WORK TO COMPLETE:
Tally up the lines that include "with" and state that number by itself.

RECORDS FOR THIS EXERCISE:
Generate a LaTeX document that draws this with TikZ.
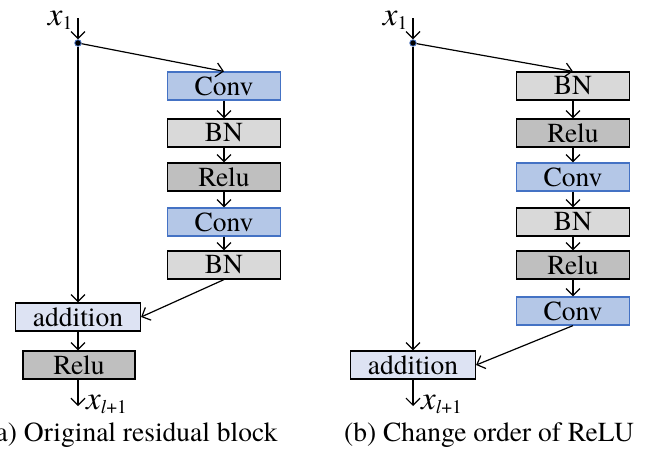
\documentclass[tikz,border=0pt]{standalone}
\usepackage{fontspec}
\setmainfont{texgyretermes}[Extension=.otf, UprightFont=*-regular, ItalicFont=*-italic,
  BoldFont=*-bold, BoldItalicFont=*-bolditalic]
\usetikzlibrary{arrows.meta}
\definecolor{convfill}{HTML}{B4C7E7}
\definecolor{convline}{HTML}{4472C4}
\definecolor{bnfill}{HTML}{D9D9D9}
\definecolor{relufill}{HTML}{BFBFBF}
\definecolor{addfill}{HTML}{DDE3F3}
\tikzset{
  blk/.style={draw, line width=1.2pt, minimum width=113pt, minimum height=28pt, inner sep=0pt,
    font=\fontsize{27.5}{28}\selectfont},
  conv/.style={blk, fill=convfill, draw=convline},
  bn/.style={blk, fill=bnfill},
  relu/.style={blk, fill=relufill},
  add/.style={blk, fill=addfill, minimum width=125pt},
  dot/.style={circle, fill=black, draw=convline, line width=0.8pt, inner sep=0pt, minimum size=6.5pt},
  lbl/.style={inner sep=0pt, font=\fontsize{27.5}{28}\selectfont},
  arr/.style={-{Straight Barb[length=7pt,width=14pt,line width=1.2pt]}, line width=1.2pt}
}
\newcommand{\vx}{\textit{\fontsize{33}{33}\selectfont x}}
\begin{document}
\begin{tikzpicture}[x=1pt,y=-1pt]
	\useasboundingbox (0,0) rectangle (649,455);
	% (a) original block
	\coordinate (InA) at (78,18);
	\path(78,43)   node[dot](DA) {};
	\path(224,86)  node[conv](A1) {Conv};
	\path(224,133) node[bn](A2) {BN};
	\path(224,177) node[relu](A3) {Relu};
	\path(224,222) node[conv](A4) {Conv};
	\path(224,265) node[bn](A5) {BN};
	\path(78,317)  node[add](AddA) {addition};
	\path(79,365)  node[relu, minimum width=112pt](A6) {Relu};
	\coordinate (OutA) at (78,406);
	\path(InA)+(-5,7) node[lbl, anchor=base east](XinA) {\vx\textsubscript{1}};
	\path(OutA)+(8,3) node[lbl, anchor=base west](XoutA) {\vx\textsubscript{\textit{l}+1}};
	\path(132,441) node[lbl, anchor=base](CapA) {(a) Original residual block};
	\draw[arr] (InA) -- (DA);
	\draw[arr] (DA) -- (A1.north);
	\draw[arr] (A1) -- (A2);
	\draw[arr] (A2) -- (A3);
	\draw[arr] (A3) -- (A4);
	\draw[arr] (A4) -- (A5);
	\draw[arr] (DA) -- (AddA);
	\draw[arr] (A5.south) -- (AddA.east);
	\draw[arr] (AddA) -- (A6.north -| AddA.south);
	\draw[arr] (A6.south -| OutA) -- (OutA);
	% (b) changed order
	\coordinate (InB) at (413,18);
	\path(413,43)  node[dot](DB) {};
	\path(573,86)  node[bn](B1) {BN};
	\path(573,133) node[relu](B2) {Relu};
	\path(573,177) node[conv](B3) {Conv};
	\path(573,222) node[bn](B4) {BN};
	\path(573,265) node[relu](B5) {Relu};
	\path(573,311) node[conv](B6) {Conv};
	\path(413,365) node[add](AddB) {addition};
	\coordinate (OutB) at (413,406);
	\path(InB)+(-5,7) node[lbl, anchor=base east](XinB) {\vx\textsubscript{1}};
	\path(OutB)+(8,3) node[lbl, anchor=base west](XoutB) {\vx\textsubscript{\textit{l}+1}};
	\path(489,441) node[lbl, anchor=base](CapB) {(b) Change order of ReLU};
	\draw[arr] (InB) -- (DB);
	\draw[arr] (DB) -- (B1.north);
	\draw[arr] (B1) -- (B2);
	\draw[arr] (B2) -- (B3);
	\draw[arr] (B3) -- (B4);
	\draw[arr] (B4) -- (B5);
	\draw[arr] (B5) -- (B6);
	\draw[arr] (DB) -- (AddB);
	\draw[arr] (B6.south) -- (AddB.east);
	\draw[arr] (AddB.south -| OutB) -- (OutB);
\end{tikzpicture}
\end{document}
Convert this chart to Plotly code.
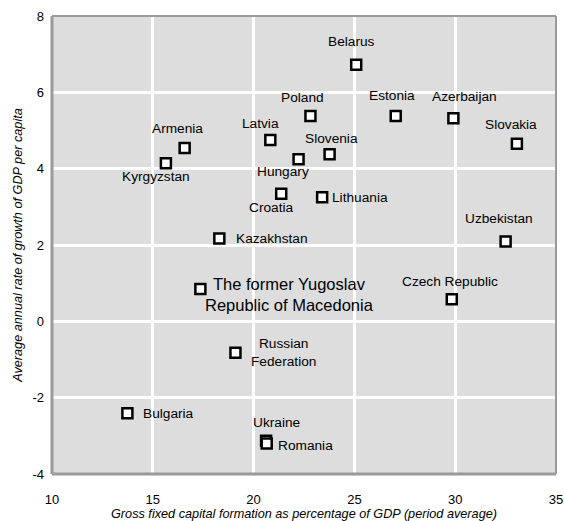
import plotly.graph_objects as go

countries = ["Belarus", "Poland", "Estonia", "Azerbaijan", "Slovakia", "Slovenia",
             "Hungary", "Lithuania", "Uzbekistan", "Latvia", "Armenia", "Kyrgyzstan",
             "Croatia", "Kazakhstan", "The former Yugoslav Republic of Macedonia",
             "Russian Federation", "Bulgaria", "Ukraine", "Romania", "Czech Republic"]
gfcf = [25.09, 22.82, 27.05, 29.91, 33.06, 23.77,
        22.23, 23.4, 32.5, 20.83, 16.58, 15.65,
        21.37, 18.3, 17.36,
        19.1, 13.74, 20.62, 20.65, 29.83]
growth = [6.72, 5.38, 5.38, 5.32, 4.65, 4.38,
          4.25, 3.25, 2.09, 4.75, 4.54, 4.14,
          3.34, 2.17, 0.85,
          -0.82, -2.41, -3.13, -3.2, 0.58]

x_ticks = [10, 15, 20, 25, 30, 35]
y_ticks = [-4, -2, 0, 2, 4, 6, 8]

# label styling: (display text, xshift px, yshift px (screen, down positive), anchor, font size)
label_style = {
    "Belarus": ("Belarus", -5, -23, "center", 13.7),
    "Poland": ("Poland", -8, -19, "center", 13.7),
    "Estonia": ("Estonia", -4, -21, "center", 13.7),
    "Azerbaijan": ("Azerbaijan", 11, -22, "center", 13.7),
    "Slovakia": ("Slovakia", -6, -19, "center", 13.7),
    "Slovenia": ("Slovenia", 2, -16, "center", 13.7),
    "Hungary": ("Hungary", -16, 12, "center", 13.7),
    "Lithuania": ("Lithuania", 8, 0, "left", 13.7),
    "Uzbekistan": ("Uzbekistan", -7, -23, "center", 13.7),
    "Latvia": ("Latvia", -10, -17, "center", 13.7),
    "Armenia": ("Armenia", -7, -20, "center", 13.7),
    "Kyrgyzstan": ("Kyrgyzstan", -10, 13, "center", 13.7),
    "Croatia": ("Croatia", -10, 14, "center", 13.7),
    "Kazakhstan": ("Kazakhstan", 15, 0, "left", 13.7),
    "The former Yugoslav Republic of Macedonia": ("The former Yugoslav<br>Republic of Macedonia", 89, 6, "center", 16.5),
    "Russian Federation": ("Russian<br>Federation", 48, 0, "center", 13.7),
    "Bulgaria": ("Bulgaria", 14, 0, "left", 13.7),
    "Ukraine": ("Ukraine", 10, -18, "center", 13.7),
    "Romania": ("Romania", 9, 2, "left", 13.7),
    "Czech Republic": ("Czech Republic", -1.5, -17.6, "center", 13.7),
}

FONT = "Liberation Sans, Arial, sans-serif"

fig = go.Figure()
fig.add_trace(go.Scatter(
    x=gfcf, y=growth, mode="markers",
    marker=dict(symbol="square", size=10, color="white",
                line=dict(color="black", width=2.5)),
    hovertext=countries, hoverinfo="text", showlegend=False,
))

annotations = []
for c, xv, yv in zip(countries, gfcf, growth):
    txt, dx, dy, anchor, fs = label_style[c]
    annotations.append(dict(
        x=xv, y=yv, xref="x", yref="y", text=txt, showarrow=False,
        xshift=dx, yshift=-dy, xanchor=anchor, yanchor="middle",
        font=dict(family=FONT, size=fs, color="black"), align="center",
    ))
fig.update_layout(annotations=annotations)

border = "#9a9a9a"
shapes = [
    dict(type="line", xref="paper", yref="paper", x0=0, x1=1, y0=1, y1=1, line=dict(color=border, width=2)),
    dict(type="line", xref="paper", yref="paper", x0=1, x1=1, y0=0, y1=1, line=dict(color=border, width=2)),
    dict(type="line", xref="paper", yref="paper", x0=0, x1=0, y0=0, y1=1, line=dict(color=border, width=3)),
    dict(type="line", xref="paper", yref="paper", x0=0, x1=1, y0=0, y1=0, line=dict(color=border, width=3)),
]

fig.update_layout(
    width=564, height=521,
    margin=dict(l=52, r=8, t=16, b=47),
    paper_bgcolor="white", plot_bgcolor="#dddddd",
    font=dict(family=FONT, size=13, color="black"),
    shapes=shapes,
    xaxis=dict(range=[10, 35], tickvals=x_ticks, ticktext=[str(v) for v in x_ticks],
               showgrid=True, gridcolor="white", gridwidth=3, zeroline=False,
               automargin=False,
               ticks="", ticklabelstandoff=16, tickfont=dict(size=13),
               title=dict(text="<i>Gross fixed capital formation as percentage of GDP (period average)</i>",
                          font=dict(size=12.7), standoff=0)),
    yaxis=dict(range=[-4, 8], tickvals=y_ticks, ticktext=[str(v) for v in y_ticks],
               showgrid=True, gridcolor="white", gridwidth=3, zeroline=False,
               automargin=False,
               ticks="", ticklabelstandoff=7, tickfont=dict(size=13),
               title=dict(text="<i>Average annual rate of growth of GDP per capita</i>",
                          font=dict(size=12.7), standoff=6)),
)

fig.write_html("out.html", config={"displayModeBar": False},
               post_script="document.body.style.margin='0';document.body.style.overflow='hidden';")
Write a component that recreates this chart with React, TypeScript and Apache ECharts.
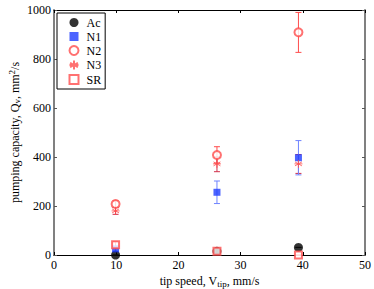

WRITTEN RESPONSE:
2